Improving Source Code Pre-training Via Type-Specific Masking
Wentao Zou,Qi Li,Chuanyi Li,Jidong Ge,Xiang Chen,LiGuo Huang,Bin Luo
DOI: https://doi.org/10.1145/3699599
IF: 3.685
2024-01-01
ACM Transactions on Software Engineering and Methodology
Abstract:The masked language modeling (MLM) task is widely recognized as one of the most effective pre-training tasks and currently derives many variants in the software engineering (SE) field. However, most of these variants mainly focus on code representation without distinguishing between different code token types, while some focus on a specific type, such as code identifiers. Indeed, various code token types exist, and there is no evidence that only identifiers can improve PTMs. Thus, to improve PTMs through different types, we conducted an extensive study to evaluate how different type-specific masking tasks can affect PTMs. First, we extract five code token types, convert them into type-specific masking tasks, and generate their combinations.

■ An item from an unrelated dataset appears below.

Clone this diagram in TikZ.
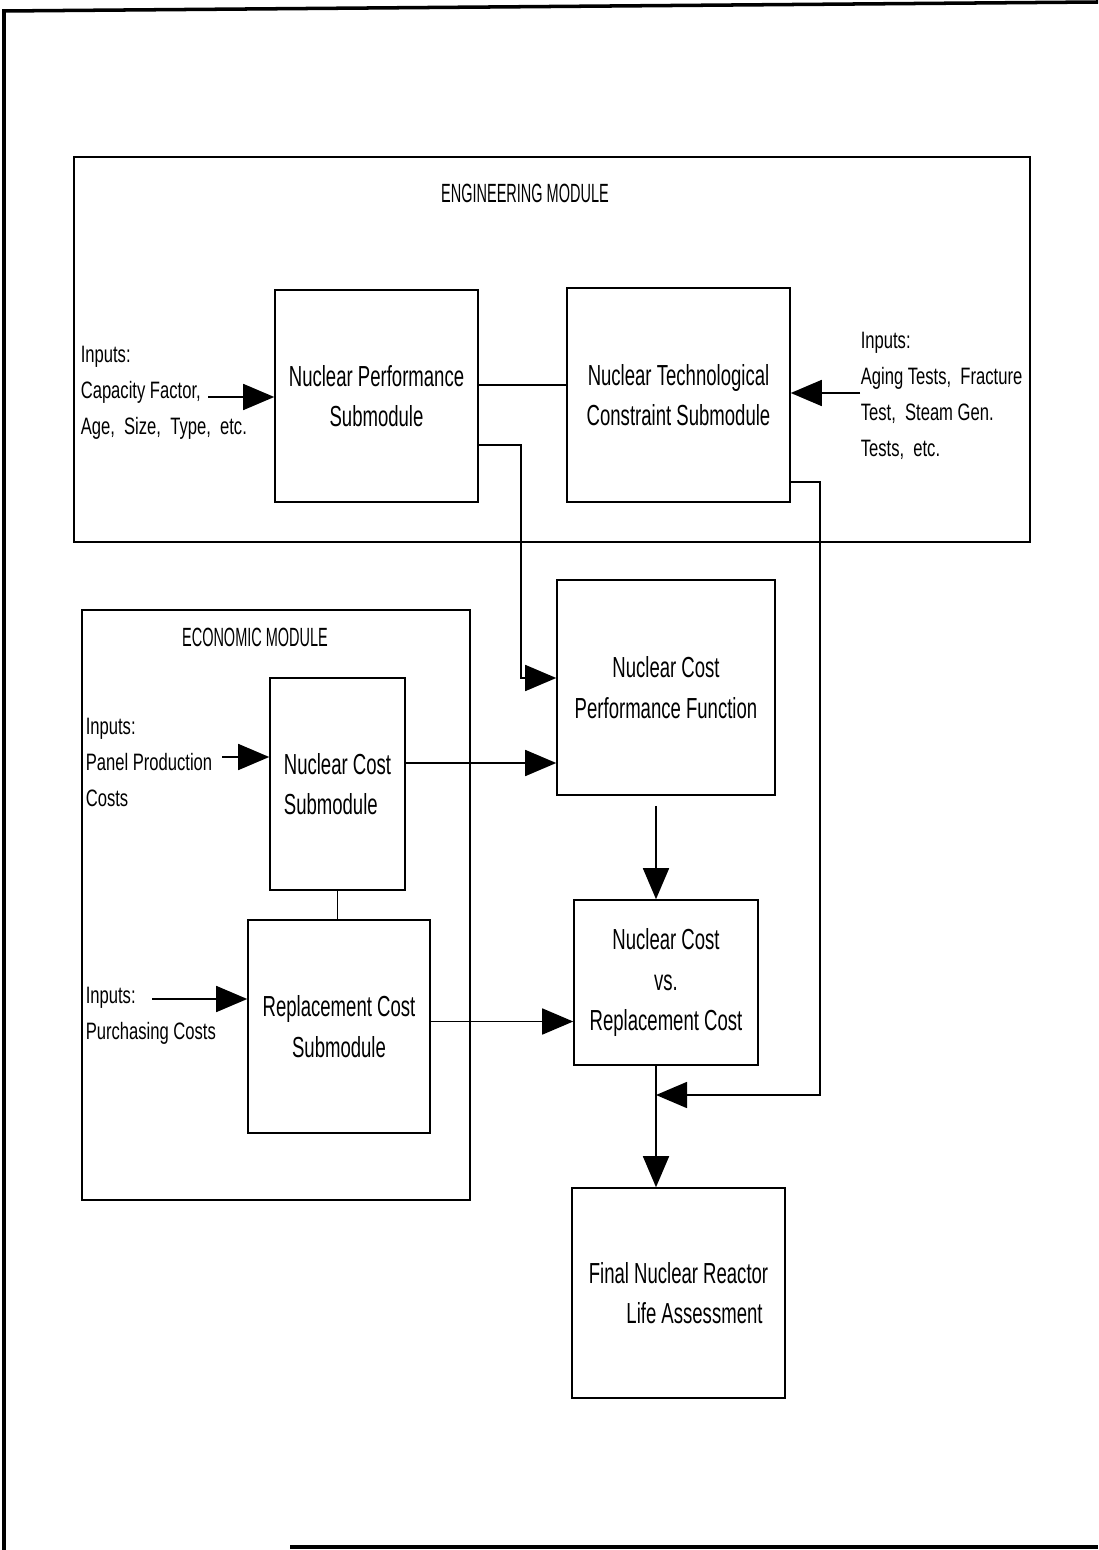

Second, we pre-train CodeBERT and PLBART using combinations and fine-tuned them on four SE downstream tasks. Experimental results show that type-specific masking tasks can enhance CodeBERT and PLBART on all downstream tasks. Furthermore, we discuss topics related to low-resource datasets, conflicting PTMs that original pre-training tasks conflict with our methods, the cost and performance of our methods, factors that impact the performance of our methods, and applying our methods on state-of-the-art PTMs. These discussions comprehensively analyze the strengths and weaknesses of different type-specific masking tasks.